■ **GIVEN MATERIAL**:
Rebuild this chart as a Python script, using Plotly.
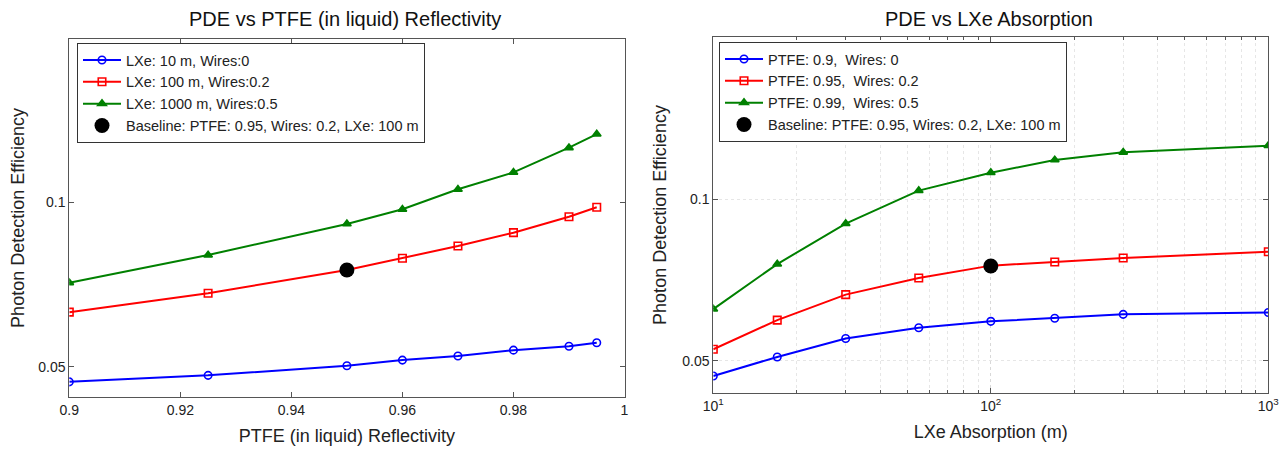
import plotly.graph_objects as go
import math

# ---- data ----
ptfe_refl = [0.9, 0.925, 0.95, 0.96, 0.97, 0.98, 0.99, 0.995]
pde_lxe10_w0 = [0.0469, 0.0482, 0.0502, 0.0514, 0.0523, 0.0536, 0.0545, 0.0553]
pde_lxe100_w02 = [0.0629, 0.0681, 0.0751, 0.0789, 0.0831, 0.0879, 0.0940, 0.0978]
pde_lxe1000_w05 = [0.0712, 0.0800, 0.0912, 0.0970, 0.1055, 0.1133, 0.1257, 0.1331]

lxe_abs = [10, 17, 30, 55, 100, 170, 300, 1000]
pde_ptfe090_w0 = [0.0468, 0.0508, 0.0550, 0.0576, 0.0592, 0.0600, 0.0610, 0.0615]
pde_ptfe095_w02 = [0.0525, 0.0595, 0.0664, 0.0713, 0.0752, 0.0764, 0.0777, 0.0798]
pde_ptfe099_w05 = [0.0624, 0.0757, 0.0901, 0.1038, 0.1121, 0.1184, 0.1224, 0.1259]

baseline_ptfe = [0.95]
baseline_lxe = [100]
baseline_pde = [0.0751]

left_names = ["LXe: 10 m, Wires:0", "LXe: 100 m, Wires:0.2", "LXe: 1000 m, Wires:0.5"]
right_names = ["PTFE: 0.9,  Wires: 0", "PTFE: 0.95,  Wires: 0.2", "PTFE: 0.99,  Wires: 0.5"]
baseline_name = "Baseline: PTFE: 0.95, Wires: 0.2, LXe: 100 m"

x1_ticks = [0.9, 0.92, 0.94, 0.96, 0.98, 1.0]
x1_ticktext = ["0.9", "0.92", "0.94", "0.96", "0.98", "1"]
x2_ticks = [10, 100, 1000]
x2_ticktext = ["10<sup>1</sup>", "10<sup>2</sup>", "10<sup>3</sup>"]
x2_minor = [20, 30, 40, 50, 60, 70, 80, 90, 200, 300, 400, 500, 600, 700, 800, 900]
y_ticks = [0.05, 0.1]
y_ticktext = ["0.05", "0.1"]

FONT = "Liberation Sans, Arial, Helvetica, sans-serif"
PAGE_W, PAGE_H = 1287, 449
OFF = 8  # default body margin of the html page
W, H = PAGE_W - OFF, PAGE_H - OFF
TXT = "#222222"

styles = [
    dict(color="#0000ff", symbol="circle-open"),
    dict(color="#ff0000", symbol="square-open"),
    dict(color="#008000", symbol="triangle-up"),
]

fig = go.Figure()

left_series = [pde_lxe10_w0, pde_lxe100_w02, pde_lxe1000_w05]
for ys, name, st in zip(left_series, left_names, styles):
    fig.add_trace(go.Scatter(
        x=ptfe_refl, y=ys, name=name, mode="lines+markers",
        line=dict(color=st["color"], width=2),
        marker=dict(symbol=st["symbol"], size=7.5, color=st["color"],
                    line=dict(color=st["color"], width=1.6)),
        xaxis="x", yaxis="y", legend="legend"))
fig.add_trace(go.Scatter(
    x=baseline_ptfe, y=baseline_pde, name=baseline_name, mode="markers",
    marker=dict(symbol="circle", size=15, color="black"),
    xaxis="x", yaxis="y", legend="legend"))

right_series = [pde_ptfe090_w0, pde_ptfe095_w02, pde_ptfe099_w05]
for ys, name, st in zip(right_series, right_names, styles):
    fig.add_trace(go.Scatter(
        x=lxe_abs, y=ys, name=name, mode="lines+markers",
        line=dict(color=st["color"], width=2),
        marker=dict(symbol=st["symbol"], size=7.5, color=st["color"],
                    line=dict(color=st["color"], width=1.6)),
        xaxis="x2", yaxis="y2", legend="legend2"))
fig.add_trace(go.Scatter(
    x=baseline_lxe, y=baseline_pde, name=baseline_name, mode="markers",
    marker=dict(symbol="circle", size=15, color="black"),
    xaxis="x2", yaxis="y2", legend="legend2"))


def px_x(p):
    return (p - OFF) / W


def px_y(p):
    return 1 - (p - OFF) / H


axis_common = dict(
    showline=True, mirror="ticks", linecolor="#555555", linewidth=1,
    ticks="inside", ticklen=5, tickcolor="#555555",
    tickfont=dict(family=FONT, size=14, color=TXT),
    zeroline=False, automargin=False,
)
title_font = dict(family=FONT, size=18, color=TXT)
legend_font = dict(family=FONT, size=14.5, color=TXT)

legend_common = dict(
    xanchor="left", yanchor="top",
    bgcolor="white", bordercolor="#333333", borderwidth=1,
    font=legend_font, tracegroupgap=0, itemclick=False,
    itemwidth=38, entrywidth=355, entrywidthmode="pixels",
)

fig.update_layout(
    width=W, height=H,
    margin=dict(l=0, r=0, t=0, b=0),
    paper_bgcolor="white", plot_bgcolor="white",
    font=dict(family=FONT, color=TXT),
    showlegend=True,
    xaxis=dict(
        domain=[px_x(69.3), px_x(624.5)], anchor="y",
        range=[0.9, 1.0], tickvals=x1_ticks, ticktext=x1_ticktext,
        showgrid=False,
        title=dict(text="PTFE (in liquid) Reflectivity", font=title_font, standoff=12),
        **axis_common),
    yaxis=dict(
        domain=[px_y(396.7), px_y(39.3)], anchor="x",
        type="log", range=[math.log10(0.04406), math.log10(0.1984)],
        tickvals=y_ticks, ticktext=y_ticktext, showgrid=False,
        title=dict(text="Photon Detection Efficiency", font=title_font, standoff=10),
        **axis_common),
    xaxis2=dict(
        domain=[px_x(713.3), px_x(1268.3)], anchor="y2",
        type="log", range=[1, 3], tickvals=x2_ticks, ticktext=x2_ticktext,
        showgrid=True, gridcolor="#d8d8d8", griddash="dot", gridwidth=1,
        minor=dict(tickvals=x2_minor, ticks="inside", ticklen=3, tickcolor="#555555",
                   showgrid=True, gridcolor="#e6e6e6", griddash="dot", gridwidth=1),
        title=dict(text="LXe Absorption (m)", font=title_font, standoff=12),
        **axis_common),
    yaxis2=dict(
        domain=[px_y(392.7), px_y(37.3)], anchor="x2",
        type="log", range=[math.log10(0.04357), math.log10(0.2005)],
        tickvals=y_ticks, ticktext=y_ticktext,
        showgrid=True, gridcolor="#e6e6e6", griddash="dot", gridwidth=1,
        title=dict(text="Photon Detection Efficiency", font=title_font, standoff=10),
        **axis_common),
    legend=dict(x=px_x(77), y=px_y(43), **legend_common),
    legend2=dict(x=px_x(719), y=px_y(42), **legend_common),
    annotations=[
        dict(text="PDE vs PTFE (in liquid) Reflectivity", x=px_x(345), y=px_y(19.5),
             xref="paper", yref="paper", xanchor="center", yanchor="middle",
             showarrow=False, font=dict(family=FONT, size=20, color="#111111")),
        dict(text="PDE vs LXe Absorption", x=px_x(989), y=px_y(18.5),
             xref="paper", yref="paper", xanchor="center", yanchor="middle",
             showarrow=False, font=dict(family=FONT, size=20, color="#111111")),
    ],
)

fig.write_html("out.html")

■ **DIRECTIONS FOR THIS TASK**: The lines from the top of the data above through the one holding "baseline_pde = [0.0751]" are to be repeated exactly, and only those, with no pictures.

■ **CORRECT ANSWER**:
Rebuild this chart as a Python script, using Plotly.
import plotly.graph_objects as go
import math

# ---- data ----
ptfe_refl = [0.9, 0.925, 0.95, 0.96, 0.97, 0.98, 0.99, 0.995]
pde_lxe10_w0 = [0.0469, 0.0482, 0.0502, 0.0514, 0.0523, 0.0536, 0.0545, 0.0553]
pde_lxe100_w02 = [0.0629, 0.0681, 0.0751, 0.0789, 0.0831, 0.0879, 0.0940, 0.0978]
pde_lxe1000_w05 = [0.0712, 0.0800, 0.0912, 0.0970, 0.1055, 0.1133, 0.1257, 0.1331]

lxe_abs = [10, 17, 30, 55, 100, 170, 300, 1000]
pde_ptfe090_w0 = [0.0468, 0.0508, 0.0550, 0.0576, 0.0592, 0.0600, 0.0610, 0.0615]
pde_ptfe095_w02 = [0.0525, 0.0595, 0.0664, 0.0713, 0.0752, 0.0764, 0.0777, 0.0798]
pde_ptfe099_w05 = [0.0624, 0.0757, 0.0901, 0.1038, 0.1121, 0.1184, 0.1224, 0.1259]

baseline_ptfe = [0.95]
baseline_lxe = [100]
baseline_pde = [0.0751]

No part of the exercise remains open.